Ici se termine la première partie et comme le prologue de l’expédition. Elle débute par un échec, mais accompagné de circonstances brillantes : c’est ce caractère qui lui restera. Ses proportions vont d’ailleurs s’accroître. Si Gomez était parvenu alors à rejoindre le quartier-général, son entreprise n’aurait rien eu de bien distinctif, et se serait à peu près confondue avec celles de Sanz, de Negri, de Zaratieguy et des autres généraux de don Carlos qui ont essayé en vain de faire rayonner la guerre civile autour de son centre. Mais ce n’était pas là sa destinée. L’expédition qui avait paru sur le point de finir, était au contraire au moment de commencer véritablement. Un conseil de guerre fut assemblé le 8 août à Pradanos de Ojeda ; tous les officiers de l’armée y assistèrent ; Gomez leur proposa, puisque l’entrée des provinces leur était interdite, de se jeter bravement dans le cœur du royaume, de le parcourir au hasard, et de chercher, s’il le fallait, jusque dans les provinces les plus reculées, les élémens d’insurrection qui lui avaient manqué dans les contrées qu’ils venaient de traverser. La proposition fut acceptée et exécutée sur-le-champ ; il en fut donné avis au quartier royal par un message, mais la division se mit en marche sans attendre l’approbation du roi.
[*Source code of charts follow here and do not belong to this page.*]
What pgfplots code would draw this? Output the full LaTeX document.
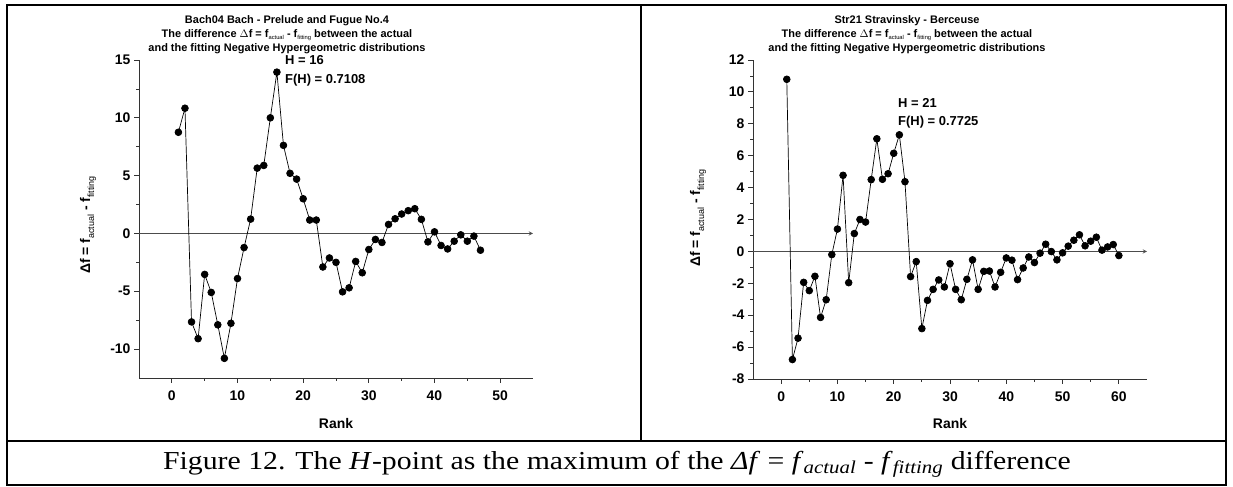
\documentclass[border=0pt]{standalone}
\usepackage{pgfplots}
\pgfplotsset{compat=1.18}
\usepackage{fontspec}
\setmainfont{Liberation Sans}
\newfontfamily\timesfont{Liberation Serif}

\newcommand{\sub}[1]{\raisebox{-0.45ex}{\fontsize{5.8}{6}\selectfont\mdseries #1}}
\newcommand{\lsub}[1]{\raisebox{-0.55ex}{\fontsize{9}{9}\selectfont\mdseries #1}}

\pgfplotsset{
  dfstyle/.style={
    scale only axis, width=394bp, height=318bp,
    axis x line*=bottom, axis y line*=left,
    axis line style={-, line width=0.9pt, black!80},
    tick align=outside, major tick length=5bp, minor tick length=3bp,
    tick style={line width=0.8pt, black!80},
    enlargelimits=false, clip=false,
    minor x tick num=1, minor y tick num=1,
    /pgf/number format/assume math mode=true,
    tick label style={font=\bfseries\fontsize{14}{14}\selectfont},
    xticklabel style={yshift=-4bp},
  },
  dfline/.style={black, line width=0.7pt, mark=*, mark size=3.4bp, mark options={fill=black}},
}

\begin{document}
\begin{tikzpicture}
\useasboundingbox (0,0) rectangle (1233bp,487bp);

% left panel
\begin{axis}[dfstyle, at={(139bp,109bp)}, anchor=south west,
  xmin=-5, xmax=55, ymin=-12.5, ymax=15,
  xtick={0,10,20,30,40,50}, ytick={-10,-5,0,5,10,15}]
\draw[black!70, line width=0.9pt, -stealth] (axis cs:-5,0) -- (axis cs:55,0);
\addplot[dfline] coordinates {
(1,8.75)(2,10.83)(3,-7.65)(4,-9.1)(5,-3.54)(6,-5.1)(7,-7.9)(8,-10.8)(9,-7.77)(10,-3.9)
(11,-1.22)(12,1.24)(13,5.65)(14,5.88)(15,10.0)(16,13.95)(17,7.62)(18,5.2)(19,4.7)(20,3.0)
(21,1.16)(22,1.16)(23,-2.9)(24,-2.12)(25,-2.5)(26,-5.05)(27,-4.7)(28,-2.42)(29,-3.4)(30,-1.39)
(31,-0.52)(32,-0.78)(33,0.78)(34,1.27)(35,1.68)(36,1.97)(37,2.14)(38,1.22)(39,-0.73)(40,0.14)
(41,-1.04)(42,-1.34)(43,-0.67)(44,-0.12)(45,-0.67)(46,-0.23)(47,-1.45)};
\end{axis}

% right panel
\begin{axis}[dfstyle, at={(753bp,108bp)}, anchor=south west, height=319bp,
  xmin=-5, xmax=65, ymin=-8, ymax=12,
  xtick={0,10,20,30,40,50,60}, ytick={-8,-6,-4,-2,0,2,4,6,8,10,12}]
\draw[black!70, line width=0.9pt, -stealth] (axis cs:-5,0) -- (axis cs:65,0);
\addplot[dfline] coordinates {
(1,10.79)(2,-6.78)(3,-5.44)(4,-1.94)(5,-2.46)(6,-1.56)(7,-4.14)(8,-3.03)(9,-0.2)(10,1.4)
(11,4.77)(12,-1.96)(13,1.12)(14,2.0)(15,1.84)(16,4.5)(17,7.06)(18,4.52)(19,4.87)(20,6.15)
(21,7.31)(22,4.37)(23,-1.58)(24,-0.64)(25,-4.84)(26,-3.07)(27,-2.38)(28,-1.79)(29,-2.23)(30,-0.77)
(31,-2.38)(32,-3.03)(33,-1.75)(34,-0.53)(35,-2.38)(36,-1.25)(37,-1.23)(38,-2.23)(39,-1.31)(40,-0.41)
(41,-0.55)(42,-1.77)(43,-1.04)(44,-0.35)(45,-0.7)(46,-0.11)(47,0.45)(48,-0.01)(49,-0.53)(50,-0.09)
(51,0.33)(52,0.7)(53,1.04)(54,0.35)(55,0.64)(56,0.89)(57,0.08)(58,0.28)(59,0.43)(60,-0.26)};
\end{axis}

\begin{scope}[x=1bp,y=1bp]
% frames
\draw[line width=1.8bp] (7,2) rectangle (1226,482);
\draw[line width=1.2bp] (7,46) -- (1226,46);
\draw[line width=1.2bp] (641,46) -- (641,482);

% titles
\begin{scope}[every node/.style={font=\bfseries\fontsize{11}{12}\selectfont, inner sep=0pt}]
\node at (287,466) {Bach04 Bach - Prelude and Fugue No.4};
\node at (287,452) {The difference {\mdseries$\Delta$}f = f\sub{actual} - f\sub{fitting} between the actual};
\node at (287,438) {and the fitting Negative Hypergeometric distributions};
\node at (907,466) {Str21 Stravinsky - Berceuse};
\node at (907,452) {The difference {\mdseries$\Delta$}f = f\sub{actual} - f\sub{fitting} between the actual};
\node at (907,438) {and the fitting Negative Hypergeometric distributions};
\end{scope}

% annotations
\begin{scope}[every node/.style={font=\bfseries\fontsize{13}{13}\selectfont, anchor=west, inner sep=0pt}]
\node at (285,427) {H = 16};
\node at (285,407) {F(H) = 0.7108};
\node at (898,384) {H = 21};
\node at (898,365) {F(H) = 0.7725};
\end{scope}

% axis labels
\begin{scope}[every node/.style={font=\bfseries\fontsize{14}{14}\selectfont, inner sep=0pt}]
\node at (336,63) {Rank};
\node at (950,63) {Rank};
\node[rotate=90] at (88,262) {Δf = f\lsub{actual} - f\lsub{fitting}};
\node[rotate=90] at (698,269) {Δf = f\lsub{actual} - f\lsub{fitting}};
\end{scope}

% caption
\node[font=\timesfont\fontsize{26}{27}\selectfont, inner sep=0pt] at (617,23)
  {\scalebox{1.15}[1]{Figure 12. The \textit{H}-point as the maximum of the \textit{Δf} = \textit{f}\textsubscript{\textit{actual}} - \textit{f}\textsubscript{\textit{fitting}} difference}};
\end{scope}
\end{tikzpicture}
\end{document}
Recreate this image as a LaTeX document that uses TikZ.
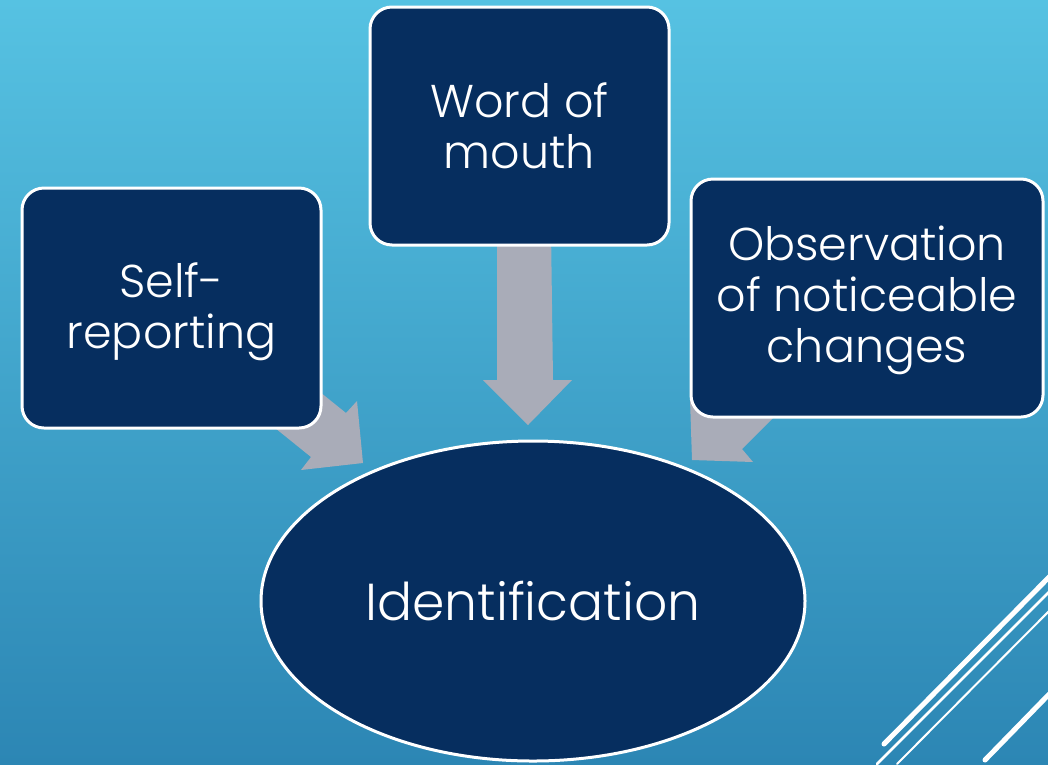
\documentclass[tikz,border=0pt]{standalone}
\usepackage{fontspec}
\IfFontExistsTF{Poppins Light}{\setmainfont{Poppins Light}}{\setmainfont{Poppins}}
\usetikzlibrary{shapes.geometric}
\definecolor{bgtop}{HTML}{56C2E2}
\definecolor{bgbot}{HTML}{2C86B4}
\definecolor{navy}{HTML}{062E5F}
\definecolor{arrowgray}{HTML}{A9ACB8}
\tikzset{
  box/.style={draw=white, line width=3pt, fill=navy, rounded corners=22pt,
    text=white, align=center, font=\fontsize{46}{51}\selectfont, inner sep=0pt},
  oval/.style={ellipse, draw=white, line width=3pt, fill=navy, text=white,
    inner sep=0pt, font=\fontsize{52}{60}\selectfont},
  blockarrow/.style={fill=arrowgray, draw=none},
  deco/.style={white, line cap=round}
}
\begin{document}
\begin{tikzpicture}[x=1pt,y=-1pt]
\shade[top color=bgtop, bottom color=bgbot] (0,0) rectangle (1048,764);
\useasboundingbox (0,0) rectangle (1048,764);
% decorative lines
\draw[deco, line width=5pt] (884,744) -- (1060,566);
\draw[deco, line width=2.6pt] (877,764) -- (1060,581);
\draw[deco, line width=2pt] (897,764) -- (1060,600);
\draw[deco, line width=5pt] (985,760) -- (1060,683);
% block arrows (behind nodes)
\fill[blockarrow] (253,338) -- (346,413) -- (357,401) -- (363,463) -- (301,470) -- (311,457) -- (218,382) -- cycle;
\fill[blockarrow] (497,230) -- (497,380) -- (483,380) -- (528,425) -- (572,380) -- (553,380) -- (551,230) -- cycle;
\fill[blockarrow] (827,364) -- (742,449) -- (753,462) -- (692,460) -- (690,399) -- (703,410) -- (788,325) -- cycle;
% nodes
\node[box, minimum width=299pt, minimum height=240pt] (self) at (171.5,308) {};
\node[text=white, align=center, font=\fontsize{46}{51}\selectfont, inner sep=0pt] (selftext) at (171.5,312) {Self-\\reporting};
\node[box, minimum width=299pt, minimum height=238pt] (word) at (519.5,126) {Word of\\mouth};
\node[box, minimum width=352pt, minimum height=238pt] (obs) at (867,298) {};
\node[text=white, align=center, font=\fontsize{46}{51}\selectfont, inner sep=0pt] (obstext) at (867,300) {Observation\\of noticeable\\changes};
\node[oval, minimum width=544pt, minimum height=320pt] (ident) at (533,601) {Identification};
\end{tikzpicture}
\end{document}
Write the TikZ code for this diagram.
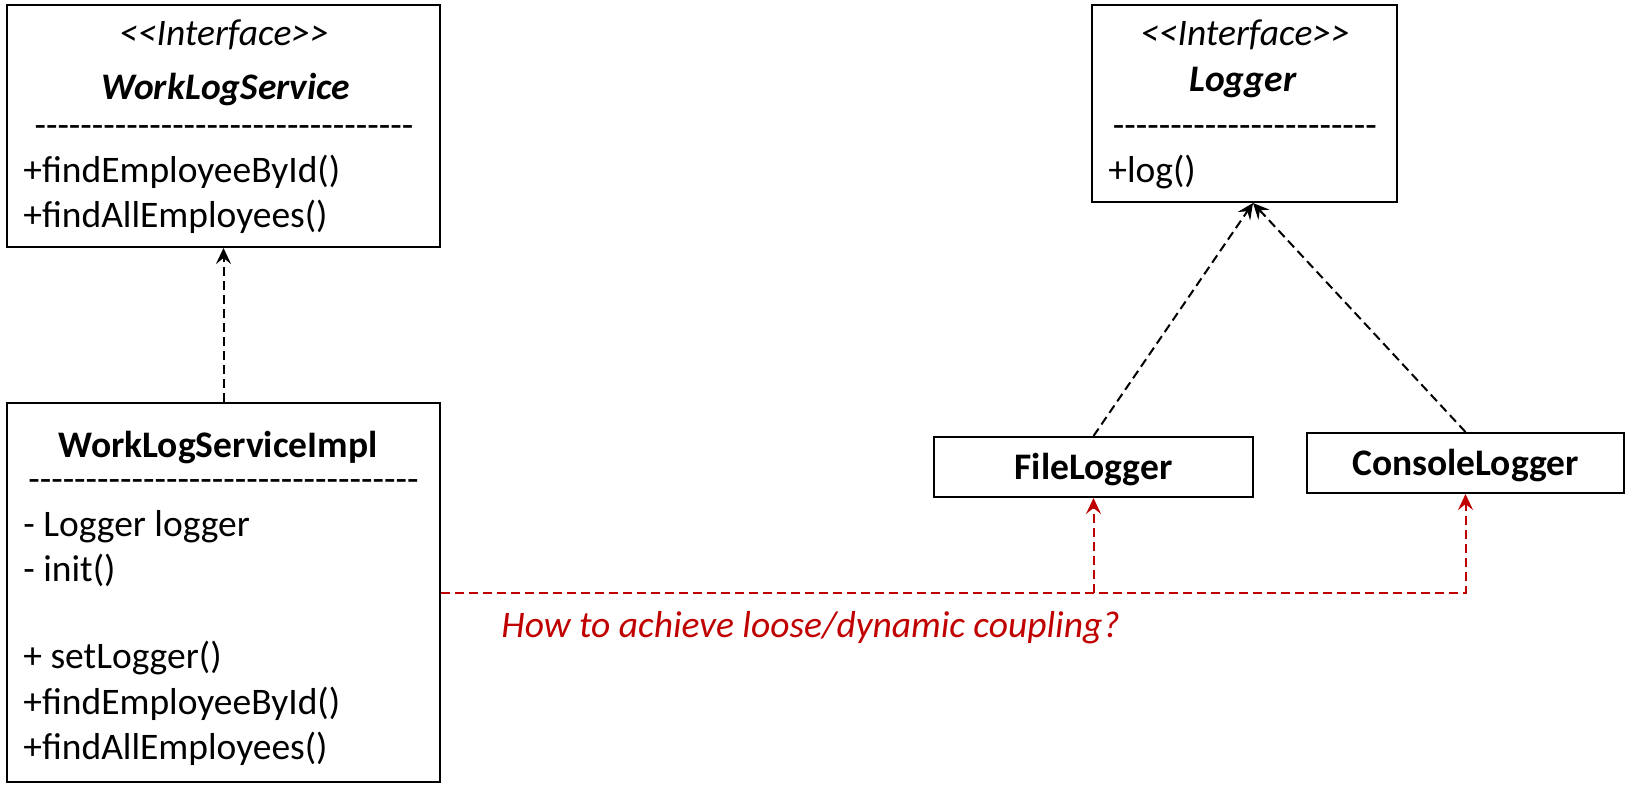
\documentclass[tikz,border=0pt]{standalone}
\usepackage{fontspec}
\setmainfont{Carlito}
\usepackage{tikz}
\usetikzlibrary{
	positioning,
	arrows.meta
}

\definecolor{hintred}{HTML}{C00000}
\newcommand{\sepline}[1]{\foreach \k in {1,...,#1}{-}}

\tikzset{
	umlbox/.style={draw, rectangle, line width=1pt, inner sep=0pt},
	member/.style={anchor=base west, inner sep=0pt},
	heading/.style={anchor=base, inner sep=0pt},
	realizes/.style={-{Stealth[length=8pt,width=7.5pt,inset=3pt]}, line width=1pt, dash pattern=on 4.5pt off 2.5pt},
	coupling/.style={realizes, color=hintred}
}

\begin{document}
\begin{tikzpicture}[x=0.5pt, y=-0.5pt, font=\fontsize{18.75pt}{22pt}\selectfont]
		\useasboundingbox (0,0) rectangle (1627,794);

		% interface WorkLogService
		\node[umlbox, minimum width=216.5pt, minimum height=121pt] (wls) at (223.5,126) {};
		\node[heading] (wlsstereo) at (224,45) {\textit{<{}<Interface>{}>}};
		\node[heading] (wlsname) at (226,99) {\textbf{\textit{WorkLogService}}};
		\node[heading] (wlssep) at (224,137) {\sepline{33}};
		\node[member] (wlsm1) at (23,182) {+findEmployeeById()};
		\node[member] (wlsm2) at (23,227) {+findAllEmployees()};

		% class WorkLogServiceImpl
		\node[umlbox, minimum width=216.5pt, minimum height=189.5pt] (impl) at (223.5,592.5) {};
		\node[heading] (implname) at (218,457) {\textbf{WorkLogServiceImpl}};
		\node[heading] (implsep) at (223.5,491) {\sepline{34}};
		\node[member] (implm1) at (23,536) {- Logger logger};
		\node[member] (implm2) at (23,581) {- init()};
		\node[member] (implm3) at (23,668) {+ setLogger()};
		\node[member] (implm4) at (23,714) {+findEmployeeById()};
		\node[member] (implm5) at (23,759) {+findAllEmployees()};

		% interface Logger
		\node[umlbox, minimum width=152.5pt, minimum height=98.5pt] (logger) at (1244.5,103.5) {};
		\node[heading] (logstereo) at (1245,45) {\textit{<{}<Interface>{}>}};
		\node[heading] (logname) at (1243,91) {\textbf{\textit{Logger}}};
		\node[heading] (logsep) at (1245,137) {\sepline{23}};
		\node[member] (logm1) at (1108,182) {+log()};

		% implementations
		\node[umlbox, minimum width=159.5pt, minimum height=30pt, text height=14pt, text depth=2pt] (filelog) at (1093.5,467) {\textbf{FileLogger}};
		\node[umlbox, minimum width=158.5pt, minimum height=30pt, text height=14pt, text depth=2pt] (consolelog) at (1465.5,463) {\textbf{ConsoleLogger}};

		\node[member, text=hintred] (question) at (501,637) {\textit{How to achieve loose/dynamic coupling?}};

		% connectors
		\coordinate (logtip) at (1253,203);
		\coordinate (fork) at (filelog.south |- impl.east);

		\draw[realizes] (impl.north) -- (wls.south);
		\draw[realizes] (filelog.north) -- (logtip);
		\draw[realizes] (consolelog.north) -- (logtip);

		\draw[coupling] (impl.east) -| (consolelog.south);
		\draw[coupling] (fork) -- (filelog.south);
	\end{tikzpicture}
\end{document}
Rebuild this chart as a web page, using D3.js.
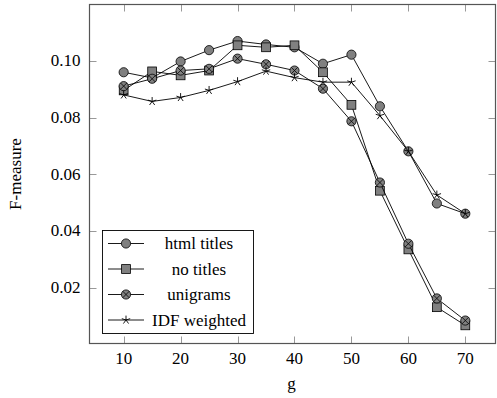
<!DOCTYPE html>
<html>
<head>
<meta charset="utf-8">
<script src="https://cdn.jsdelivr.net/npm/d3@7"></script>
</head>
<body style="margin:0">
<svg width="497" height="398"></svg>
<script>
let gValues = [10, 15, 20, 25, 30, 35, 40, 45, 50, 55, 60, 65, 70];
let htmlTitles = [0.0960, 0.0940, 0.0998, 0.1038, 0.1070, 0.1058, 0.1048, 0.0990, 0.1022, 0.0840, 0.0681, 0.0497, 0.0461];
let noTitles = [0.0896, 0.0963, 0.0949, 0.0966, 0.1055, 0.1048, 0.1055, 0.0960, 0.0845, 0.0542, 0.0335, 0.0131, 0.0067];
let unigrams = [0.0911, 0.0937, 0.0966, 0.0972, 0.1008, 0.0988, 0.0966, 0.0902, 0.0787, 0.0571, 0.0355, 0.0162, 0.0084];
let idfWeighted = [0.0880, 0.0857, 0.0871, 0.0896, 0.0927, 0.0964, 0.0941, 0.0925, 0.0925, 0.0807, 0.0681, 0.0527, 0.0461];
let seriesNames = ["html titles", "no titles", "unigrams", "IDF weighted"];
let xTicks = [10, 20, 30, 40, 50, 60, 70];
let yTicks = [0.02, 0.04, 0.06, 0.08, 0.10];

let svg = d3.select("svg");
let box = {left: 89.5, right: 495.5, top: 4.5, bottom: 343.5};
let fontSize = 17;

let x = d3.scaleLinear().domain([4, 75.3]).range([box.left, box.right]);
let y = d3.scaleLinear().domain([0.0003, 0.1199]).range([box.bottom, box.top]);

// add a serif text and align it by measuring it (k = 0.5 centre, 1 right)
function addText(parent, px, py, str, k) {
    let t = parent.append("text")
        .style("font-family", "'Liberation Serif'")
        .attr("font-size", fontSize)
        .attr("y", py)
        .text(str);
    let w = t.node().getComputedTextLength();
    t.attr("x", px - w * k);
    return t;
}

// tick marks, drawn inside the box on all four sides
let tickLen = 7;
let ticks = svg.append("g").attr("stroke", "#999").attr("stroke-width", 1);
xTicks.forEach(function (t) {
    let px = Math.round(x(t)) + 0.5;
    ticks.append("line").attr("x1", px).attr("x2", px).attr("y1", box.bottom).attr("y2", box.bottom - tickLen);
    ticks.append("line").attr("x1", px).attr("x2", px).attr("y1", box.top).attr("y2", box.top + tickLen);
});
yTicks.forEach(function (t) {
    let py = Math.round(y(t)) + 0.5;
    ticks.append("line").attr("x1", box.left).attr("x2", box.left + tickLen).attr("y1", py).attr("y2", py);
    ticks.append("line").attr("x1", box.right).attr("x2", box.right - tickLen).attr("y1", py).attr("y2", py);
});

// tick labels
let labels = svg.append("g");
xTicks.forEach(function (t) {
    addText(labels, x(t), box.bottom + 20, String(t), 0.5);
});
yTicks.forEach(function (t) {
    addText(labels, box.left - 9, y(t) + 5.5, d3.format(".2f")(t), 1);
});

// axis titles
addText(svg, (box.left + box.right) / 2 - 1, 389, "g", 0.5);
let yTitle = svg.append("g")
    .attr("transform", "translate(21," + ((box.top + box.bottom) / 2) + ") rotate(-90)");
addText(yTitle, 0, 0, "F-measure", 0.5);

// markers
function drawMark(sel, kind, cx, cy) {
    let g = sel.append("g").attr("transform", "translate(" + cx + "," + cy + ")");
    if (kind === 0) {
        g.append("circle").attr("r", 4.6).attr("fill", "#808080").attr("stroke", "#000").attr("stroke-width", 0.8);
    } else if (kind === 1) {
        g.append("rect").attr("x", -4.4).attr("y", -4.4).attr("width", 8.8).attr("height", 8.8)
            .attr("fill", "#808080").attr("stroke", "#000").attr("stroke-width", 0.8);
    } else if (kind === 2) {
        g.append("circle").attr("r", 4.6).attr("fill", "#808080").attr("stroke", "#000").attr("stroke-width", 0.8);
        let k = 4.6 * Math.SQRT1_2;
        g.append("path").attr("d", "M" + (-k) + "," + (-k) + "L" + k + "," + k + "M" + (-k) + "," + k + "L" + k + "," + (-k))
            .attr("stroke", "#000").attr("stroke-width", 0.8);
    } else {
        let d = "";
        for (let i = 0; i < 5; i++) {
            let a = -Math.PI / 2 + i * 2 * Math.PI / 5;
            d += "M0,0L" + (4.4 * Math.cos(a)) + "," + (4.4 * Math.sin(a));
        }
        g.append("path").attr("d", d).attr("stroke", "#000").attr("stroke-width", 0.9).attr("fill", "none");
    }
}

let allSeries = [htmlTitles, noTitles, unigrams, idfWeighted];
let line = d3.line()
    .x(function (d, i) { return x(gValues[i]); })
    .y(function (d) { return y(d); });

let plot = svg.append("g");
allSeries.forEach(function (vals, k) {
    plot.append("path")
        .attr("d", line(vals))
        .attr("fill", "none")
        .attr("stroke", "#000")
        .attr("stroke-width", 0.9);
    vals.forEach(function (v, i) {
        drawMark(plot, k, x(gValues[i]), y(v));
    });
});

// frame
svg.append("rect")
    .attr("x", box.left).attr("y", box.top)
    .attr("width", box.right - box.left).attr("height", box.bottom - box.top)
    .attr("fill", "none").attr("stroke", "#555").attr("stroke-width", 1.2);

// legend
let lg = svg.append("g");
lg.append("rect")
    .attr("x", 102.5).attr("y", 230.5).attr("width", 151).attr("height", 103)
    .attr("fill", "#fff").attr("stroke", "#000").attr("stroke-width", 0.9);
seriesNames.forEach(function (name, k) {
    let ry = 243.5 + k * 25.5;
    lg.append("line").attr("x1", 108).attr("x2", 144).attr("y1", ry).attr("y2", ry)
        .attr("stroke", "#000").attr("stroke-width", 0.9);
    drawMark(lg, k, 126, ry);
    addText(lg, 199, ry + 5.5, name, 0.5);
});
</script>
</body>
</html>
Cordova avait cru saisir et enfermer Gomez entre les colonnes d’Espartero et les siennes, et il ne fit que le forcer à se jeter sur la Castille ; il n’avait pu prévoir cette fuite audacieuse, qui déjouait tous ses projets. C’est du reste ce qui s’est reproduit très souvent dans la suite de l’expédition. Les généraux qui poursuivaient Gomez l’ont mis presque toujours dans la nécessité de tenter, pour leur échapper, ses coups de main les plus inattendus. Ils empêchaient ce qu’il voulait faire ; mais en se portant sur les points menacés par lui, ils lui livraient ailleurs une proie qu’il ne manquait pas de saisir. Nous le verrons encore contraint de prendre des villes et de jeter le désordre dans des provinces entières pour se mettre à l’abri ; commençons par le suivre en Castille, où il était entré en quelque sorte malgré lui, et où il n’avait aucune envie de rester.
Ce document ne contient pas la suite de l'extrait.